Defiant Putin visits occupied Mariupol, symbol of Ukrainian resistance



CNN

Vladimir Putin visited Russian-occupied Mariupol in a seemingly defiant move reported by the Kremlin just days after the International Criminal Court issued an arrest warrant for him.

Putin was flown to Mariupol by helicopter and toured parts of the city by car, according to a Kremlin statement released on Sunday.

He said the Russian leader stopped to talk to residents of the city’s Nevsky district and claimed he had been invited to a resident’s house. He did not say when the visit took place.

News of the visit comes after the ICC on Friday issued arrest warrants for Putin and Russian official Maria Lvova-Belova over an alleged plan to deport Ukrainian children to Russia.

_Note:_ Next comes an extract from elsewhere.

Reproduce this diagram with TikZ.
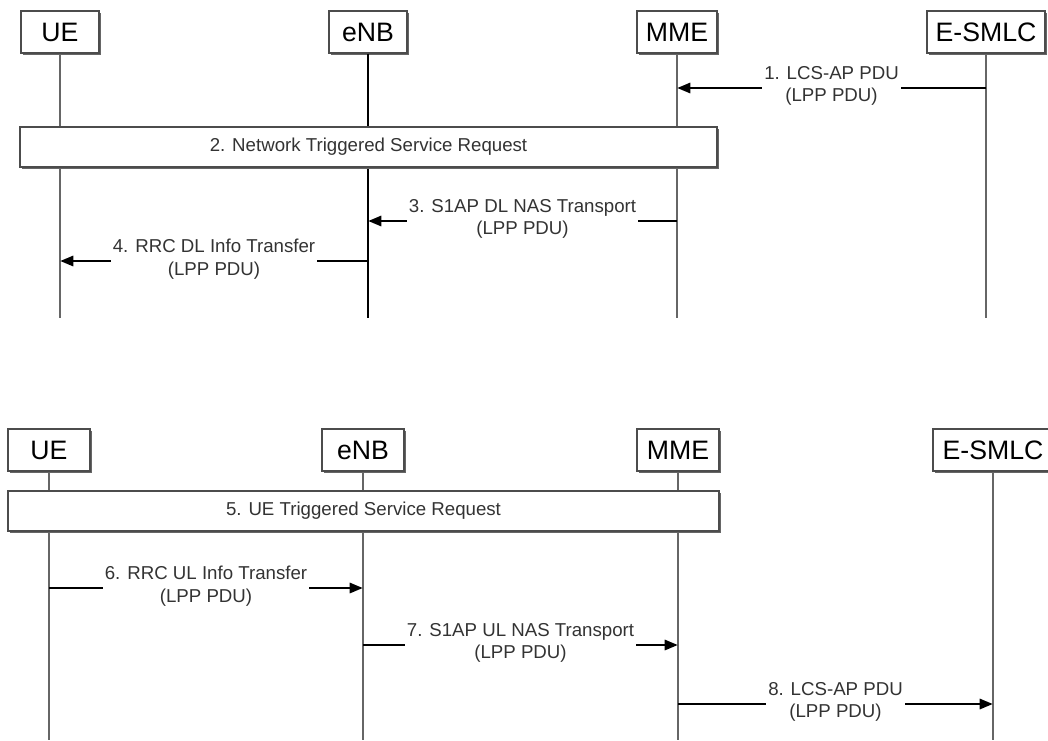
\documentclass[tikz,border=0pt]{standalone}
\usepackage{fontspec}
\setmainfont{Liberation Sans}
\usetikzlibrary{arrows.meta,shadows}

\tikzset{
	entity/.style={draw=black!70, line width=1.4pt, fill=white, minimum height=31.5pt, inner sep=1pt,
		font=\fontsize{20}{22}\selectfont,
		drop shadow={shadow xshift=1.5pt, shadow yshift=-1.5pt, fill=black!60, opacity=1}},
	procbox/.style={entity, minimum height=30pt, text=black!80, font=\fontsize{14}{17}\selectfont},
	lifeline/.style={draw=black!60, line width=2pt},
	msg/.style={draw=black, line width=2.2pt, -{Triangle[length=10pt,width=7.5pt]}},
	msglabel/.style={fill=white, align=center, text=black!80, inner sep=1.5pt, yshift=1.5pt,
		font=\fontsize{14}{17}\selectfont}
}

\begin{document}
\begin{tikzpicture}[x=0.75pt,y=0.75pt,yscale=-1,xscale=1]
		\useasboundingbox (0,0) rectangle (1048,740);
		
		% first flow: E-SMLC to UE
		\node [entity, minimum width=59pt] (ue1) at (60,32) {UE};
		\node [entity, minimum width=59pt] (enb1) at (368,32) {eNB};
		\node [entity, minimum width=60pt] (mme1) at (677,32) {MME};
		\node [entity, minimum width=88pt] (smlc1) at (986,32) {E-SMLC};
		\coordinate (bot1) at (0,318);
		
		\draw [lifeline] (ue1.south) -- (ue1 |- bot1);
		\draw [lifeline, draw=black, line width=2pt] (enb1.south) -- (enb1 |- bot1);
		\draw [lifeline] (mme1.south) -- (mme1 |- bot1);
		\draw [lifeline] (smlc1.south) -- (smlc1 |- bot1);
		
		\coordinate (r1) at (0,88);
		\draw [msg] (smlc1 |- r1) -- node [msglabel] (t1) {1. LCS-AP PDU\\(LPP PDU)} (mme1 |- r1);
		
		\node [procbox, minimum width=522.75pt] (sr1) at (368.5,147) {2. Network Triggered Service Request};
		
		\coordinate (r3) at (0,221);
		\draw [msg] (mme1 |- r3) -- node [msglabel] (t3) {3. S1AP DL NAS Transport\\(LPP PDU)} (enb1 |- r3);
		
		\coordinate (r4) at (0,261);
		\draw [msg] (enb1 |- r4) -- node [msglabel] (t4) {4. RRC DL Info Transfer\\(LPP PDU)} (ue1 |- r4);
		
		
		% second flow: UE to E-SMLC
		\node [entity, minimum width=61pt] (ue2) at (49,450) {UE};
		\node [entity, minimum width=61pt] (enb2) at (363,450) {eNB};
		\node [entity, minimum width=61pt] (mme2) at (678,450) {MME};
		\node [entity, minimum width=90pt] (smlc2) at (993,450) {E-SMLC};
		\coordinate (bot2) at (0,740);
		
		\draw [lifeline] (ue2.south) -- (ue2 |- bot2);
		\draw [lifeline] (enb2.south) -- (enb2 |- bot2);
		\draw [lifeline] (mme2.south) -- (mme2 |- bot2);
		\draw [lifeline] (smlc2.south) -- (smlc2 |- bot2);
		
		\node [procbox, minimum width=533.25pt] (sr2) at (363.5,511) {5. UE Triggered Service Request};
		
		\coordinate (r6) at (0,588);
		\draw [msg] (ue2 |- r6) -- node [msglabel] (t6) {6. RRC UL Info Transfer\\(LPP PDU)} (enb2 |- r6);
		
		\coordinate (r7) at (0,645);
		\draw [msg] (enb2 |- r7) -- node [msglabel] (t7) {7. S1AP UL NAS Transport\\(LPP PDU)} (mme2 |- r7);
		
		\coordinate (r8) at (0,704);
		\draw [msg] (mme2 |- r8) -- node [msglabel] (t8) {8. LCS-AP PDU\\(LPP PDU)} (smlc2 |- r8);
		
\end{tikzpicture}
\end{document}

The visit is likely to be seen as particularly provocative for Ukrainians, as Mariupol has long been a symbol of resistance which has seen some of the fiercest fighting since Russia launched its invasion last year.

The Kremlin said Putin also surveyed Mariupol’s coastline, visiting a yacht club and a theater.

Russian Deputy Prime Minister Marat Khusnullin spoke in detail to Putin about “ongoing construction and restoration work” in the city.

The Kremlin added that Putin held a meeting at the special military operation command post in Rostov-on-Don.

Putin heard reports from Chief of the General Staff – First Deputy Defense Minister Valery Gerasimov, and a number of military leaders, the statement continued.

Mariupol, a port city on the Sea of ​​Azov, is located in Ukraine’s Donetsk Oblast and has been under direct Russian control since May 2022.

It was in Mariupol that Russian forces have carried out some of their most notorious strikes, including an attack on a maternity hospital last March and the bombing of a theater that forced hundreds of civilians to take refuge.

Mariupol became a symbol of Ukrainian resistance during weeks of relentless Russian attacks last year. Famously, even when most of the city had fallen, its defenders held off the Azovstal Ironworks for weeks before the fortress finally fell.

Defense analysts previously told CNN that Russian forces attempted to flatten Mariupol to make the city “easier to control.”

Of the 450,000 people who lived in the city before the war, more than a third have already left.